_Supplied material:_
[Start]
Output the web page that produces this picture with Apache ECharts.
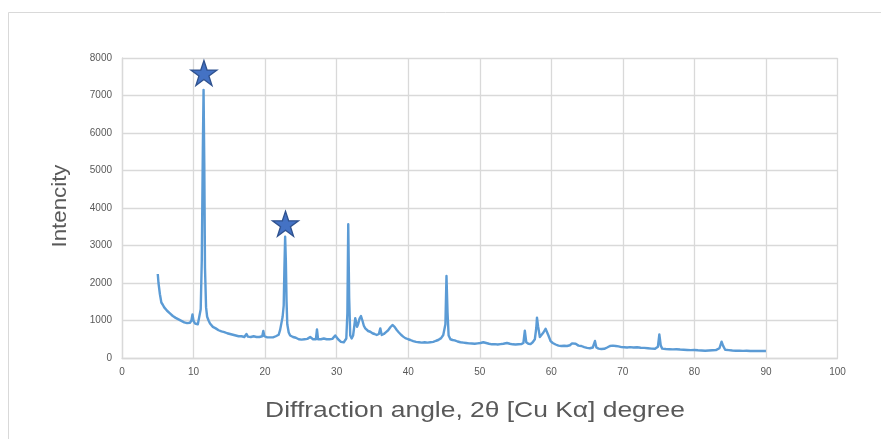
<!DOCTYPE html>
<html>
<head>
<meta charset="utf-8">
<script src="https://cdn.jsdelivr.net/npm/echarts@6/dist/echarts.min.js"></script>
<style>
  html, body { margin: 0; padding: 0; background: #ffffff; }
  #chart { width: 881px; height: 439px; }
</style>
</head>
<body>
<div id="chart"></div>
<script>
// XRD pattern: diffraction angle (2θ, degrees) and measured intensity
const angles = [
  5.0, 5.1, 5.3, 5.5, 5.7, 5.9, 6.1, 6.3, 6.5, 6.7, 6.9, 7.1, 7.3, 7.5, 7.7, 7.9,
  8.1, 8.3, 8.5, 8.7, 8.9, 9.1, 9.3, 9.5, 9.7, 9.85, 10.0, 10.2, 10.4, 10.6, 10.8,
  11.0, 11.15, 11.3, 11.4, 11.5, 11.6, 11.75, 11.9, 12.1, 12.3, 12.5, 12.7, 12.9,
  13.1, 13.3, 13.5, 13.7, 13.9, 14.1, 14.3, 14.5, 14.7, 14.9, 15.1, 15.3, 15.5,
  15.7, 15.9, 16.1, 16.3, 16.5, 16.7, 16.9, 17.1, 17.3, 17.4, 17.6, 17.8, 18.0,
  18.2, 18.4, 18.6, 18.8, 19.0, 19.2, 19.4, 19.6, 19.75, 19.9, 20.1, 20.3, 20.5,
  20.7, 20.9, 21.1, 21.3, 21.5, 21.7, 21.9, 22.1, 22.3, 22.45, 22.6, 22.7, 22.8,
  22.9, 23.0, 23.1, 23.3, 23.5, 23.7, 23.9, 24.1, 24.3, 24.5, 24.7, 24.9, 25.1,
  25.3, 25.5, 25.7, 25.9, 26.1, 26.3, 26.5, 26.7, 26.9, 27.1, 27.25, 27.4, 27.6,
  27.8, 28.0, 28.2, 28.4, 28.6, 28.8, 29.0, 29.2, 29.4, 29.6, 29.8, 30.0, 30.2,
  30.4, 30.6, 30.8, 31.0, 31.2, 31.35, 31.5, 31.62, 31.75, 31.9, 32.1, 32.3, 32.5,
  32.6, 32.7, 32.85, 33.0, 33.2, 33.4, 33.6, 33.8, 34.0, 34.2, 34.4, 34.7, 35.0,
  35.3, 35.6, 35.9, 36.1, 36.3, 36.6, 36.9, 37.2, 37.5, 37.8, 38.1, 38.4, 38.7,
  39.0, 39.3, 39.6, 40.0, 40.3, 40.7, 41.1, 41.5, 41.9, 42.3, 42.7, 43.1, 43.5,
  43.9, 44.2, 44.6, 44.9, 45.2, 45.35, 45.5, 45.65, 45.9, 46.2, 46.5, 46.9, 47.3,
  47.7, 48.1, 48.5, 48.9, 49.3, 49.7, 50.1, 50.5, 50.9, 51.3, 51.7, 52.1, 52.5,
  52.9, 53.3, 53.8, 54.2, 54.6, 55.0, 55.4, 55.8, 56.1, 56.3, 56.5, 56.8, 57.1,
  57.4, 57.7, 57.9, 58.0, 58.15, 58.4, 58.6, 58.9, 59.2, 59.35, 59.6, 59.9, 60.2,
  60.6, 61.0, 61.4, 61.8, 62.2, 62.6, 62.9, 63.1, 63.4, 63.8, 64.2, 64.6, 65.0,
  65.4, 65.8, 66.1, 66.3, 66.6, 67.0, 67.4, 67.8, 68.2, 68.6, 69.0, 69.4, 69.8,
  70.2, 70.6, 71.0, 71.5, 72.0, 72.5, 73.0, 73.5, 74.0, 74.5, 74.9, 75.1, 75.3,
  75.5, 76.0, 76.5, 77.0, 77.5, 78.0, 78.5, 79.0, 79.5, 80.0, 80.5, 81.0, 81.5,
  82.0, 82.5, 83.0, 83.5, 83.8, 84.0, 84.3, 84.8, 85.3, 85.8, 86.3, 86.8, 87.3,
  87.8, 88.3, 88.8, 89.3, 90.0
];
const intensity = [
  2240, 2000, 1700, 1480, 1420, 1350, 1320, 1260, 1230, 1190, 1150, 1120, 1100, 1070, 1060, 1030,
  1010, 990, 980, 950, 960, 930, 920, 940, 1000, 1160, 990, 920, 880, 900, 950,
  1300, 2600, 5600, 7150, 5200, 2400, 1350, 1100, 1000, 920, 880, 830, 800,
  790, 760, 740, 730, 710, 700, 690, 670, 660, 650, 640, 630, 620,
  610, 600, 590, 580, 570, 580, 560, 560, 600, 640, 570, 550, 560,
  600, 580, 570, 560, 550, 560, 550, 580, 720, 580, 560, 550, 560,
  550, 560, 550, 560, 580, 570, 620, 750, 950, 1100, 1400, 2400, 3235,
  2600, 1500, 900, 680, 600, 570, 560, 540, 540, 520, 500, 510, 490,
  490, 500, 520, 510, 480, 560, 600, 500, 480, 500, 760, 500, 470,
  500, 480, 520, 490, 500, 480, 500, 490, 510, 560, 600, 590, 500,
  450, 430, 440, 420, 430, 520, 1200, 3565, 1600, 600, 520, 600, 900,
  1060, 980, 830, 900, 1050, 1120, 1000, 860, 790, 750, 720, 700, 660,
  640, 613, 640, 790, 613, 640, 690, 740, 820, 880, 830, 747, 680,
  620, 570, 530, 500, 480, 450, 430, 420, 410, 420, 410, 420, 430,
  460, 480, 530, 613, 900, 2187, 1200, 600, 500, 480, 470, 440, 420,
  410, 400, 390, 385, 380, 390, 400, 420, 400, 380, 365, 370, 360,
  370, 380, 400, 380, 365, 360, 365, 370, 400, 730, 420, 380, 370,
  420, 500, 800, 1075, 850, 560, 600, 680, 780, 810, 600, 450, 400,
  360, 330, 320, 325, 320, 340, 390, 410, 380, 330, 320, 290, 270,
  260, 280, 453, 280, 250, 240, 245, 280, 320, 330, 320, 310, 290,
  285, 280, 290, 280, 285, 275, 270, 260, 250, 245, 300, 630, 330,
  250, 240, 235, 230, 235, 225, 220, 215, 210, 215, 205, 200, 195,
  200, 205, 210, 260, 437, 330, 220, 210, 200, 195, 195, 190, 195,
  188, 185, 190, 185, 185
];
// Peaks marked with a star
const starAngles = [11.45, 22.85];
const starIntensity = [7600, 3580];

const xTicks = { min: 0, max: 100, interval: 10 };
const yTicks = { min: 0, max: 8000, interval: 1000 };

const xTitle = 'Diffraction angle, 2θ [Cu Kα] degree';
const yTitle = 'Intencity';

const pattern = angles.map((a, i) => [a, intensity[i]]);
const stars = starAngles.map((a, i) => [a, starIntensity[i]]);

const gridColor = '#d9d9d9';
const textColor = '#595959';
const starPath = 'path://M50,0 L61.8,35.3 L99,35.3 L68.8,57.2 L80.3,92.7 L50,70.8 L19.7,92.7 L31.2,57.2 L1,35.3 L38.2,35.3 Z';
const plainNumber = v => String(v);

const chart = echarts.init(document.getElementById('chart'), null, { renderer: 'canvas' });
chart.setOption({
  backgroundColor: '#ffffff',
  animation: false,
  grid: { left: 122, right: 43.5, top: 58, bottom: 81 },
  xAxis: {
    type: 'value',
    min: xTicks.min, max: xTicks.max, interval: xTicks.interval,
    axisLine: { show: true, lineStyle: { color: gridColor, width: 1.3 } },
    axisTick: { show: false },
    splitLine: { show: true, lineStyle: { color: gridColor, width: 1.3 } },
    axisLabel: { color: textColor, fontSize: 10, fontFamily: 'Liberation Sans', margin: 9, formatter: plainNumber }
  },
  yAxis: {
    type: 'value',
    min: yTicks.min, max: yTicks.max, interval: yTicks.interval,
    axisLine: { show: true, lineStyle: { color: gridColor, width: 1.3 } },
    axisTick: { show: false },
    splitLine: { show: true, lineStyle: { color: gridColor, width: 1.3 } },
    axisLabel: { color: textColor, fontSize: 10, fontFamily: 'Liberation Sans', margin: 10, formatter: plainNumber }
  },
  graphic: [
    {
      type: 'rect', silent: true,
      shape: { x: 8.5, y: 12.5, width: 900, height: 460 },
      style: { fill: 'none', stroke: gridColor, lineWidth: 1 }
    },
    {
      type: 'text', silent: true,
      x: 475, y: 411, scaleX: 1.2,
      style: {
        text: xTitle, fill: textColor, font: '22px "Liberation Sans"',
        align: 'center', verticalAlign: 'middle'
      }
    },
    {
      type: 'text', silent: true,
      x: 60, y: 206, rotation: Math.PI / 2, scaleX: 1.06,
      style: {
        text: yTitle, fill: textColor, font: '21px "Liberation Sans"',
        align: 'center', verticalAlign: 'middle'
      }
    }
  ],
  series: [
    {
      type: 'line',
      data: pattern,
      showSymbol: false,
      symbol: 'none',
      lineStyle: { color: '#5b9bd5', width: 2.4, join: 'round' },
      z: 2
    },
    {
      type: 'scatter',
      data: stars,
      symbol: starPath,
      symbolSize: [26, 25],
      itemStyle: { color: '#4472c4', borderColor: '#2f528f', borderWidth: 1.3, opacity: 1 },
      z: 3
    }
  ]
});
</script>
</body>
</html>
[End]
_Exercise objective:_
Take each line of the material that contains the word "with" and list it.

_Result:_
Output the web page that produces this picture with Apache ECharts.
// Peaks marked with a star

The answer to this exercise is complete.